For a snowstorm in a certain town, the minimum rate of snowfall recorded was 0.6 inches per hour, and the...

1. TRANSLATE the problem information

• Given information:
  • Minimum recorded snowfall rate: 0.6 inches per hour
  • Maximum recorded snowfall rate: 1.8 inches per hour
  • \(\mathrm{s}\) = any snowfall rate recorded during this storm

• What this tells us: We need to find what values \(\mathrm{s}\) can take

2. INFER what constrains the variable s

• Key insight: Since \(\mathrm{s}\) represents a recorded value from this specific storm, it cannot be less than the minimum recorded (0.6) or greater than the maximum recorded (1.8)
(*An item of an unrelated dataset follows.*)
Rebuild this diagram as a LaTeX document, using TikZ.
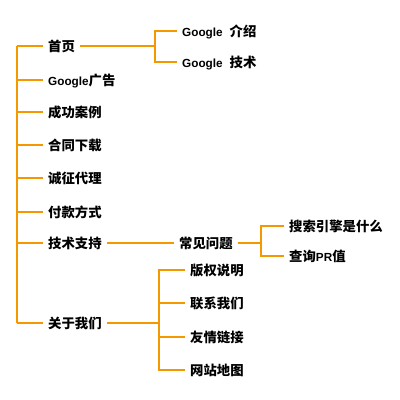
\documentclass[tikz,border=0pt]{standalone}
\usepackage{fontspec}
\setmainfont{Noto Sans CJK SC}
\newfontfamily\latf[Scale=0.88]{Liberation Sans}
\usetikzlibrary{positioning}
\definecolor{menuO}{RGB}{243,152,0}
\newcommand{\lat}[1]{{\latf #1}}
\tikzset{
  item/.style={anchor=west, font=\bfseries\fontsize{9.5}{11}\selectfont,
    inner xsep=3.5pt, inner ysep=0pt, text height=0.86em, text depth=0.12em},
  link/.style={menuO, line width=0.75pt}
}
\begin{document}
\begin{tikzpicture}[x=0.025cm, y=-0.025cm]
\useasboundingbox (0,0) rectangle (400,400);
% junction columns
\coordinate (trunk) at (17,0);
\coordinate (homeJ) at (155,0);
\coordinate (faqJ) at (261,0);
\coordinate (aboutJ) at (159,0);
% left column
\node[item] (home) at (43,46) {首页};
\node[item] (ads) at (43,80) {\lat{Google}广告};
\node[item] (cases) at (43,112) {成功案例};
\node[item] (download) at (43,145) {合同下载};
\node[item] (agent) at (43,178) {诚征代理};
\node[item] (pay) at (43,212) {付款方式};
\node[item] (support) at (43,243) {技术支持};
\node[item] (about) at (43,323) {关于我们};
% second level
\node[item] (gintro) at (177,31) {\lat{Google}\hspace{5pt}介绍};
\node[item] (gtech) at (177,62) {\lat{Google}\hspace{5pt}技术};
\node[item] (faq) at (174,243) {常见问题};
\node[item] (copyr) at (185,270) {版权说明};
\node[item] (contact) at (185,303) {联系我们};
\node[item] (links) at (185,337) {友情链接};
\node[item] (sitemap) at (185,370) {网站地图};
% third level
\node[item] (search) at (284,226) {搜索引擎是什么};
\node[item] (pr) at (284,256) {查询\lat{PR}值};
% trunk and its branches
\draw[link] (home.west -| trunk) -- (about.west -| trunk);
\foreach \n in {home,ads,cases,download,agent,pay,support,about}
  \draw[link] (\n.west) -- (\n.west -| trunk);
% home
\draw[link] (home.east) -- (home.east -| homeJ);
\draw[link] (gintro.west) -| (homeJ |- gtech.west) -- (gtech.west);
% support
\draw[link] (support.east) -- (faq.west);
\draw[link] (faq.east) -- (faq.east -| faqJ);
\draw[link] (search.west) -| (faqJ |- pr.west) -- (pr.west);
% about
\draw[link] (about.east) -- (about.east -| aboutJ);
\draw[link] (copyr.west) -| (aboutJ |- sitemap.west) -- (sitemap.west);
\foreach \n in {contact,links}
  \draw[link] (\n.west) -- (\n.west -| aboutJ);
\end{tikzpicture}
\end{document}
• Strategy: \(\mathrm{s}\) must satisfy both conditions: \(\mathrm{s \geq 0.6}\) AND \(\mathrm{s \leq 1.8}\)

3. TRANSLATE this constraint into inequality notation

• Combined constraint: \(\mathrm{0.6 \leq s \leq 1.8}\)
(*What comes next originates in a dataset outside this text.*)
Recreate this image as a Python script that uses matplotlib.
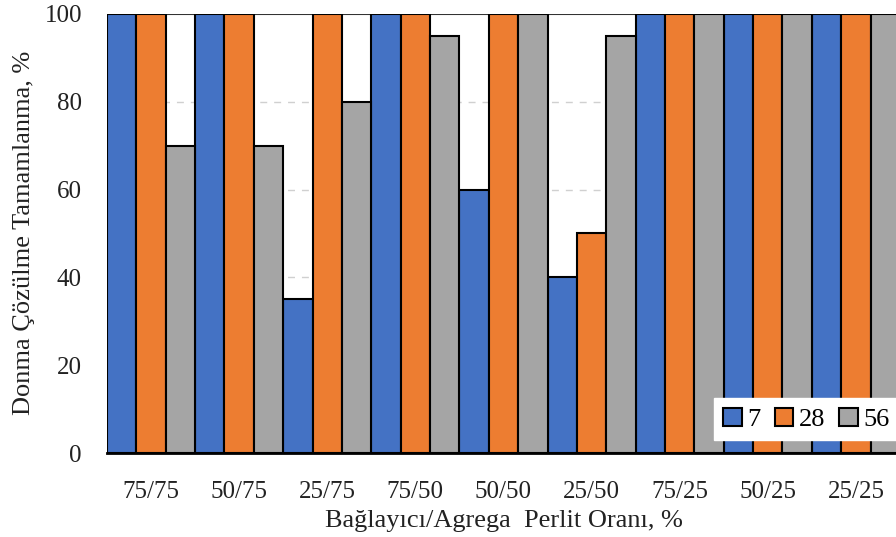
import numpy as np
import matplotlib
matplotlib.use("Agg")
import matplotlib.pyplot as plt

# Data
categories = ['75/75', '50/75', '25/75', '75/50', '50/50', '25/50', '75/25', '50/25', '25/25']
series_names = ['7', '28', '56']
day7 = [100, 100, 35, 100, 60, 40, 100, 100, 100]
day28 = [100, 100, 100, 100, 100, 50, 100, 100, 100]
day56 = [70, 70, 80, 95, 100, 95, 100, 100, 100]
colors = ['#4472C4', '#ED7D31', '#A5A5A5']

plt.rcParams['font.family'] = ['Liberation Serif', 'DejaVu Serif']
plt.rcParams['font.size'] = 18

fig = plt.figure(figsize=(8.96, 5.37), dpi=100)
ax = fig.add_axes([0.1194, 0.1564, 0.885, 0.8176])

x = np.arange(len(categories))
w = 1 / 3
for i, (vals, name) in enumerate(zip([day7, day28, day56], series_names)):
    ax.bar(x + (i - 1) * w, vals, width=w, color=colors[i], edgecolor='black',
           linewidth=1.5, label=name, zorder=3)

ax.set_xlim(-0.5, len(categories) - 0.5)
ax.set_ylim(0, 100)
ax.set_yticks([0, 20, 40, 60, 80, 100])
ax.set_xticks(x)
ax.set_xticklabels(categories)
ax.tick_params(axis='both', length=0, labelsize=18, colors='#222222')
ax.tick_params(axis='x', pad=20)
ax.tick_params(axis='y', pad=18)

for y in [20, 40, 60, 80]:
    ax.axhline(y, color='#d0d0d0', linestyle=(0, (5, 5)), linewidth=1, zorder=1)
ax.axhline(100, color='#333333', linewidth=1.5, zorder=2)

for s in ['top', 'right', 'left']:
    ax.spines[s].set_visible(False)
ax.spines['bottom'].set_color('black')
ax.spines['bottom'].set_linewidth(2)
ax.spines['bottom'].set_zorder(4)

fig.text(0.027, 0.567, 'Donma Çözülme Tamamlanma, %', rotation=90,
         ha='center', va='center', fontsize=19, color='#222222')
fig.text(0.5625, 0.03, 'Bağlayıcı/Agrega  Perlit Oranı, %',
         ha='center', va='center', fontsize=19, color='#222222')

leg = ax.legend(ncol=3, loc='lower right', bbox_to_anchor=(1.003, 0.18),
                bbox_transform=fig.transFigure, borderaxespad=0,
                handlelength=0.7, handleheight=0.7, handletextpad=0.2,
                columnspacing=0.55, fancybox=False, framealpha=1,
                edgecolor='white', fontsize=19, borderpad=0.35)
leg.set_zorder(5)

fig.savefig('out.png', dpi=100)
• This means \(\mathrm{s}\) can equal 0.6, equal 1.8, or be any value between them

4. APPLY CONSTRAINTS to eliminate wrong choices

• Choice A (\(\mathrm{s \geq 2.4}\)): Impossible - no values above 1.8 were recorded
• Choice B (\(\mathrm{s \geq 1.8}\)): Too restrictive - ignores values from 0.6 to 1.8
• Choice C (\(\mathrm{0 \leq s \leq 0.6}\)): Too restrictive - ignores values from 0.6 to 1.8
• Choice D (\(\mathrm{0.6 \leq s \leq 1.8}\)): Correct - matches our constraint exactly

Answer: D. \(\mathrm{0.6 \leq s \leq 1.8}\)
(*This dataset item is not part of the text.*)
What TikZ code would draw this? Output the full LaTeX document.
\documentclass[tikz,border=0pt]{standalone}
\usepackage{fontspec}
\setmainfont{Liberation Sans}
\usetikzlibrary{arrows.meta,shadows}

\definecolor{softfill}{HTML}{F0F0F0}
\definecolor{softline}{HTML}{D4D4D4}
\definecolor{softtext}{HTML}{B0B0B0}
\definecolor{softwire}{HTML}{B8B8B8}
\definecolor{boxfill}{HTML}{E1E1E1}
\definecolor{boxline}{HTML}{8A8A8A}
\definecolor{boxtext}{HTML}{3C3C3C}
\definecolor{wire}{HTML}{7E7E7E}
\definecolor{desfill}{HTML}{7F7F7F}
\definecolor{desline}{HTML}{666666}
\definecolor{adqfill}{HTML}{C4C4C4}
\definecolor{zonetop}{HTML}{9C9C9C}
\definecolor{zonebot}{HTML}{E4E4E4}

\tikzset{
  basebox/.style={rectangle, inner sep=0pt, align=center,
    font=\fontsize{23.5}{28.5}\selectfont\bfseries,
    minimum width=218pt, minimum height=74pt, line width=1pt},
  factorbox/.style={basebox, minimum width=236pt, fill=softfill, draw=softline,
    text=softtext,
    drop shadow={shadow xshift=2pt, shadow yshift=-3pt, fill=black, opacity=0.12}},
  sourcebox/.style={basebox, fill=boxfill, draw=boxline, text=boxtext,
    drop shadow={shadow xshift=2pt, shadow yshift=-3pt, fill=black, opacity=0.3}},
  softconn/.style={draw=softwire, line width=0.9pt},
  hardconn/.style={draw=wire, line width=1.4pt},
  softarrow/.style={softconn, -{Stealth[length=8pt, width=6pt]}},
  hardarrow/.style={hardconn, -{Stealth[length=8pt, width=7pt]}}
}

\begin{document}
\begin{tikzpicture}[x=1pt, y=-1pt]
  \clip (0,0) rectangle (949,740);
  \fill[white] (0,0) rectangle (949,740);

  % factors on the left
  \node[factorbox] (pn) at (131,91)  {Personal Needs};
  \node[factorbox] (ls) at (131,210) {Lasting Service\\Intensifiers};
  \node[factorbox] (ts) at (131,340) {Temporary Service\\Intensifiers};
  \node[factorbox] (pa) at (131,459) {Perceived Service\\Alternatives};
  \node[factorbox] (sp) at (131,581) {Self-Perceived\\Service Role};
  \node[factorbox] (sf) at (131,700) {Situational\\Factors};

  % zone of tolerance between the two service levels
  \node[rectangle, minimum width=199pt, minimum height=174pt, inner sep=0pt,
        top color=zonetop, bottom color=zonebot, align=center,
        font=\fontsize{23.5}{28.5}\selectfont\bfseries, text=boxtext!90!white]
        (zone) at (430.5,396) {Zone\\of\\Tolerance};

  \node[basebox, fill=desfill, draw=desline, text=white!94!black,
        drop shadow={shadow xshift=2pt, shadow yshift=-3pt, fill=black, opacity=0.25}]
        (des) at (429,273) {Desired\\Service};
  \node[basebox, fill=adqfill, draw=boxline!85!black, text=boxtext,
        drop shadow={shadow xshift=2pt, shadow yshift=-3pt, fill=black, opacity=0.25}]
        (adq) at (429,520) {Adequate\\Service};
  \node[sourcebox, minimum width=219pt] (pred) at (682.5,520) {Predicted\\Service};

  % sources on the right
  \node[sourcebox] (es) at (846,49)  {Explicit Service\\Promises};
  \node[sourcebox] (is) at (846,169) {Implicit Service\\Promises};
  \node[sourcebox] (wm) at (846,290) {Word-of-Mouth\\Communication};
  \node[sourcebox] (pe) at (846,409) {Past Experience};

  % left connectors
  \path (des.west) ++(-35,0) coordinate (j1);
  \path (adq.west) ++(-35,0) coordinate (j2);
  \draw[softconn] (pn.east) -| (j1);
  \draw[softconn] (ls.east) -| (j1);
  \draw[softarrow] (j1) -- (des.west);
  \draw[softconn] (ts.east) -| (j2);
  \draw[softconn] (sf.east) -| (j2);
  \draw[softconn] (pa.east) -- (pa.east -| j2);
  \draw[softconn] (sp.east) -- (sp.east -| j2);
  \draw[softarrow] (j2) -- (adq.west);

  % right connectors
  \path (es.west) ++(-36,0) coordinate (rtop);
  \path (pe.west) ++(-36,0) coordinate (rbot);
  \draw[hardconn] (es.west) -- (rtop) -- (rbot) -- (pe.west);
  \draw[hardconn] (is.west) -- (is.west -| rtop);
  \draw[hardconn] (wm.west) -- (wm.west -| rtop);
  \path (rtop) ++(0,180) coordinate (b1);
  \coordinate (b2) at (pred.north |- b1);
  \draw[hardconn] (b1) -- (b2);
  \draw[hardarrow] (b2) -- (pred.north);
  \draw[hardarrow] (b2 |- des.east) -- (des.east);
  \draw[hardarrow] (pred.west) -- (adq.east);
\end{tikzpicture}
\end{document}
Why Students Usually Falter on This Problem

Most Common Error Path:

Weak TRANSLATE skill: Students misinterpret what the variable \(\mathrm{s}\) represents, thinking it means 'any possible snowfall rate' rather than 'any recorded rate from this specific storm.'

This leads them to consider theoretical possibilities beyond the recorded range, potentially selecting Choice A (\(\mathrm{s \geq 2.4}\)) if they mistakenly think \(\mathrm{s}\) could be any large value, or getting confused about which bounds actually apply.

Second Most Common Error:

Poor INFER reasoning: Students understand that \(\mathrm{s}\) is constrained but incorrectly think the constraint should exclude the minimum or maximum values themselves, not recognizing that recorded values can equal the endpoints.

This might lead them to look for strict inequalities (\(\mathrm{\lt}\) or \(\mathrm{\gt}\)) rather than inclusive ones (\(\mathrm{\leq}\) or \(\mathrm{\geq}\)), causing confusion when all choices use inclusive notation and leading to guessing.

The Bottom Line:

This problem tests whether students can correctly translate real-world constraints into mathematical inequalities. The key insight is recognizing that a variable representing 'recorded values' must be bounded by the actual recorded minimum and maximum.